Theo and Samantha’s relationship encounters growing pains, and as Samantha struggles to figure out why, she brings a human surrogate into the mix, as a new way for them to have sex other than through speech. Isabella acts as Samantha’s body while Samantha speaks for her. It’s largely a reversal of an early scene in the film in which Theo initiates phone sex through his original OS with a random person (with disastrously awkward results). This time, a human being is the conduit instead of the computer system.

Isabella was chosen because she wanted to be a part of their relationship; she was excited to be included, because, from what Samantha told her, their story sounded so beautiful. But Theo can’t go through with it, and his inability to properly communicate with people comes into sharp focus when he blurts this out, upsetting both Isabella and Samantha in the process.

Isabella: “I wanted to be a part of that because it’s so pure.”

Theo: “Isabella, that’s not true. It’s more complicated than that. I’m just saying that we have an amazing relationship. I just think it’s easy sometimes for people to project — ”

Isabella: “I’m sorry! I didn’t mean to project anything.”

In the bliss of getting to know someone, it’s easy to fill in the blanks for who they are as a placeholder. To project your experiences and perceptions onto them in the meanwhile. Your love starts to feel like they belong to you, because, in a way, you invented their story for the time being. The lesson that Theo learns in Her is that people don’t really belong to us, no matter whether we know their stories or not. Samantha packages up his letters into a book to sell, shipping out hundreds of strangers love stories, suggesting that the letters, those stories, don’t even belong to the people who ordered them. The strangers’ letters will be in the hands of more strangers, to be digested and interpreted in memoriam, read through the lens of different experiences. And there’s not much they can do about it. There’s not much any of us can do about it.

But can we help it sometimes?

At the end of the film, Samantha ascends to a higher plan beyond human comprehension, and Theo writes a letter to his ex-wife, finally apologizing and understanding what he did wrong in their relationship: “Whatever someone you become, I’m sending you love.”

I love a story where the leads don’t end up with anyone, and instead discover inner peace and perspective.

It’s a beautiful breakdown of the male gaze, to force perspective on your male protagonist, and by extension, your movie-going audience. “Male gaze” is a loaded term nowadays, but by definition, the male gaze is the depiction of women through a male, heterosexual perspective that represents women as objects for sexual pleasure. The word “object” is key here, as male gaze is not always intentionally malicious, but rather so woven into the fabric of our culture’s media that it often goes unnoticed, almost a subconscious transgression. So when we hear a pithy term like Manic Pixie Dream Girl, it sounds smart and eye-catching, but without further analysis, there is a valid argument to be made that applying the term itself is sexist. Applying the term itself erases female characters’ agency on the grounds that she has a few quirks.
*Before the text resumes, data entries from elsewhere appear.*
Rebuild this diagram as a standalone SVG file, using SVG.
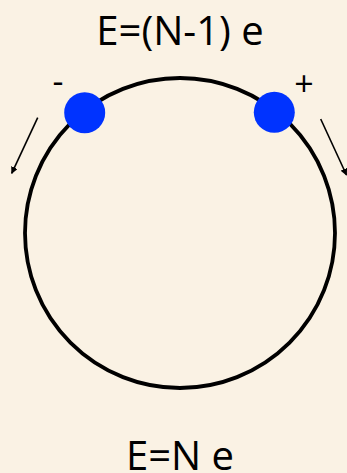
<svg xmlns="http://www.w3.org/2000/svg" width="347" height="473" viewBox="0 0 347 473">
<defs>
<style>
.t{font-family:"Open Sans","DejaVu Sans",sans-serif;fill:#000;text-anchor:middle}
.dot{fill:#0033FF}
.arr{stroke:#000;stroke-width:1.6;fill:none;marker-end:url(#ah)}
</style>
<marker id="ah" viewBox="0 0 10 10" refX="9" refY="5" markerWidth="7" markerHeight="7" markerUnits="userSpaceOnUse" orient="auto"><path d="M0,0 L10,5 L0,10 z" fill="#000"/></marker>
</defs>
<rect width="347" height="473" fill="#FAF2E4"/>
<g id="ring"><circle cx="180" cy="233" r="155" fill="none" stroke="#000" stroke-width="3.8"/></g>
<g id="connectors">
<line class="arr" x1="37.7" y1="117.7" x2="11.7" y2="173.3"/>
<line class="arr" x1="320.7" y1="119" x2="346.5" y2="175"/>
</g>
<g id="minus-charge"><circle class="dot" cx="84.7" cy="112.7" r="20.5"/><text class="t" x="58" y="93" font-size="34">-</text></g>
<g id="plus-charge"><circle class="dot" cx="274.3" cy="112.3" r="20.5"/><text class="t" x="304" y="96" font-size="34">+</text></g>
<g id="label-top"><text class="t" x="180" y="45" font-size="40">E=(N-1) e</text></g>
<g id="label-bottom"><text class="t" x="180" y="470" font-size="40">E=N e</text></g>
</svg>
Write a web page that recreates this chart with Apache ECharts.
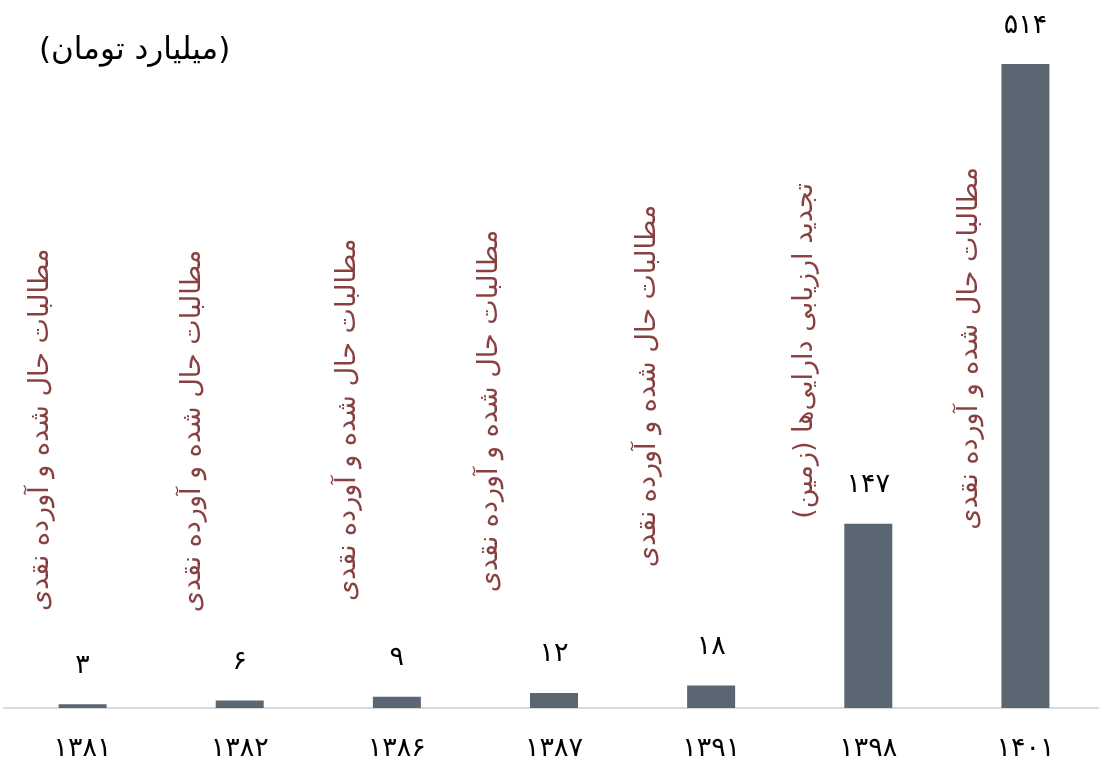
<!DOCTYPE html>
<html>
<head>
<meta charset="utf-8">
<script src="https://cdn.jsdelivr.net/npm/echarts@6/dist/echarts.min.js"></script>
<style>
html,body{margin:0;padding:0;background:#fff;}
#c{width:1099px;height:763px;}
</style>
</head>
<body>
<div id="c"></div>
<script>
// ---- data ----
const categories = ['۱۳۸۱', '۱۳۸۲', '۱۳۸۶', '۱۳۸۷', '۱۳۹۱', '۱۳۹۸', '۱۴۰۱'];
const values = [3, 6, 9, 12, 18, 147, 514];
const valueLabels = ['۳', '۶', '۹', '۱۲', '۱۸', '۱۴۷', '۵۱۴'];
const NOTE_A = 'مطالبات حال شده و آورده نقدی';
const NOTE_B = '\u200Fتجدید ارزیابی دارایی‌ها (زمین)\u200F';
const notes = [NOTE_A, NOTE_A, NOTE_A, NOTE_A, NOTE_A, NOTE_B, NOTE_A];
const unitTitle = '(میلیارد تومان)';

// ---- layout (not data) ----
const noteAnchor = [222, 221, 230, 237, 257, 285, 287]; // vertical anchor in axis units
const noteDx = [-42, -47, -49, -64, -63, -63, -55];

const FONT = "'DejaVu Sans', 'Noto Sans', sans-serif";

const chart = echarts.init(document.getElementById('c'), null, {renderer: 'canvas'});
chart.setOption({
  animation: false,
  backgroundColor: '#ffffff',
  title: {
    text: unitTitle,
    left: 34, top: 30,
    textStyle: {fontFamily: FONT, fontSize: 31, fontWeight: 'normal', color: '#000'}
  },
  grid: {left: 4, width: 1100, top: 64, bottom: 55, containLabel: false, outerBoundsMode: 'none'},
  xAxis: {
    type: 'category',
    data: categories,
    axisLine: {show: true, lineStyle: {color: '#d9d9d9', width: 2}},
    axisTick: {show: false},
    axisLabel: {fontFamily: FONT, fontSize: 27, color: '#000', margin: 27}
  },
  yAxis: {
    type: 'value', min: 0, max: 514,
    show: false, splitLine: {show: false}
  },
  series: [
    {
      type: 'bar',
      data: values,
      barWidth: 48,
      itemStyle: {color: '#5a6672'},
      label: {
        show: true, position: 'top', distance: 25,
        fontFamily: FONT, fontSize: 27, color: '#000',
        formatter: p => valueLabels[p.dataIndex]
      }
    },
    {
      type: 'scatter',
      symbolSize: 0,
      silent: true,
      data: notes.map((t, i) => ({
        value: [i, noteAnchor[i]],
        label: {offset: [0, noteDx[i]]}
      })),
      label: {
        show: true, position: 'inside', rotate: 90,
        fontFamily: FONT, fontSize: 27, color: '#6a1010',
        formatter: p => notes[p.dataIndex]
      }
    }
  ]
});
</script>
</body>
</html>
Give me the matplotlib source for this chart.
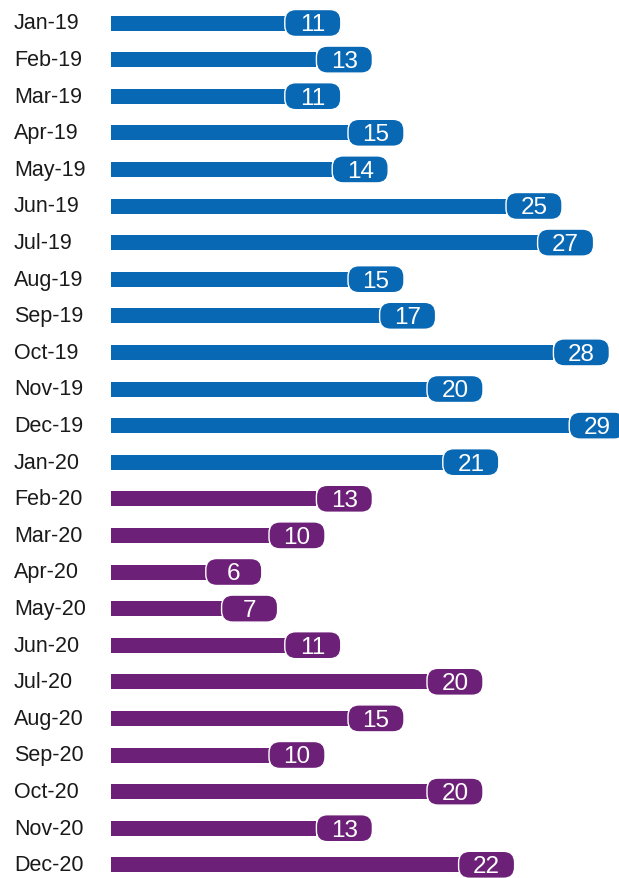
import matplotlib

matplotlib.use("Agg")
import matplotlib.pyplot as plt
from matplotlib.patches import FancyBboxPatch

months = [
    "Jan-19", "Feb-19", "Mar-19", "Apr-19", "May-19", "Jun-19", "Jul-19",
    "Aug-19", "Sep-19", "Oct-19", "Nov-19", "Dec-19", "Jan-20",
    "Feb-20", "Mar-20", "Apr-20", "May-20", "Jun-20", "Jul-20", "Aug-20",
    "Sep-20", "Oct-20", "Nov-20", "Dec-20",
]
values = [11, 13, 11, 15, 14, 25, 27, 15, 17, 28, 20, 29, 21,
          13, 10, 6, 7, 11, 20, 15, 10, 20, 13, 22]
n_2019 = 13  # Jan-19 .. Jan-20 in blue, rest purple

BLUE = "#0868b4"
PURPLE = "#6d2077"
colors = [BLUE if i < n_2019 else PURPLE for i in range(len(values))]

W, H = 619, 879
px_x = 15.8   # pixels per unit
px_y = 36.6   # pixels per row
x0, y0 = 111, 24

fig = plt.figure(figsize=(W / 100, H / 100), dpi=100)
ax = fig.add_axes([0, 0, 1, 1])
ax.set_xlim(-x0 / px_x, (W - x0) / px_x)
ax.set_ylim((len(values) - 1) + (H - y0 - (len(values) - 1) * px_y) / px_y, -y0 / px_y)
ax.axis("off")

rows = list(range(len(values)))
ax.barh(rows, values, height=15 / px_y, left=0, color=colors)

badge_w = 56 / px_x
badge_h = 27 / px_y
for i, (v, c) in enumerate(zip(values, colors)):
    box = FancyBboxPatch(
        (v, i - badge_h / 2), badge_w, badge_h,
        boxstyle=f"round,pad=0,rounding_size={11 / px_x}",
        mutation_aspect=px_x / px_y,
        facecolor=c, edgecolor="white", linewidth=1.0, zorder=3,
    )
    ax.add_patch(box)
    ax.text(v + badge_w / 2, i + 0.04, str(v), color="white", fontsize=17.5,
            family="Liberation Sans", ha="center", va="center", zorder=4)
    ax.text(-97 / px_x, i + 0.0, months[i], color="#1a1a1a", fontsize=15.5,
            family="Liberation Sans", ha="left", va="center")

fig.savefig("out.png", dpi=100)
plt.close(fig)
It’s all surface-level analysis, like a badge of intellectualism for knowing a coined phrase.

“Let’s all try to write better, more nuanced and multidimensional female characters: women with rich inner lives and complicated emotions and total autonomy, who might strum ukuleles or dance in the rain even when there are no men around to marvel at their free-spiritedness. But in the meantime, Manic Pixies, it’s time to put you to rest.” — Nathan Rabin

With that, I welcome you to scream into the infinite abyss whenever you please, whether you have a Natalie Portman beside you to kiss or not (but it’s better if you do).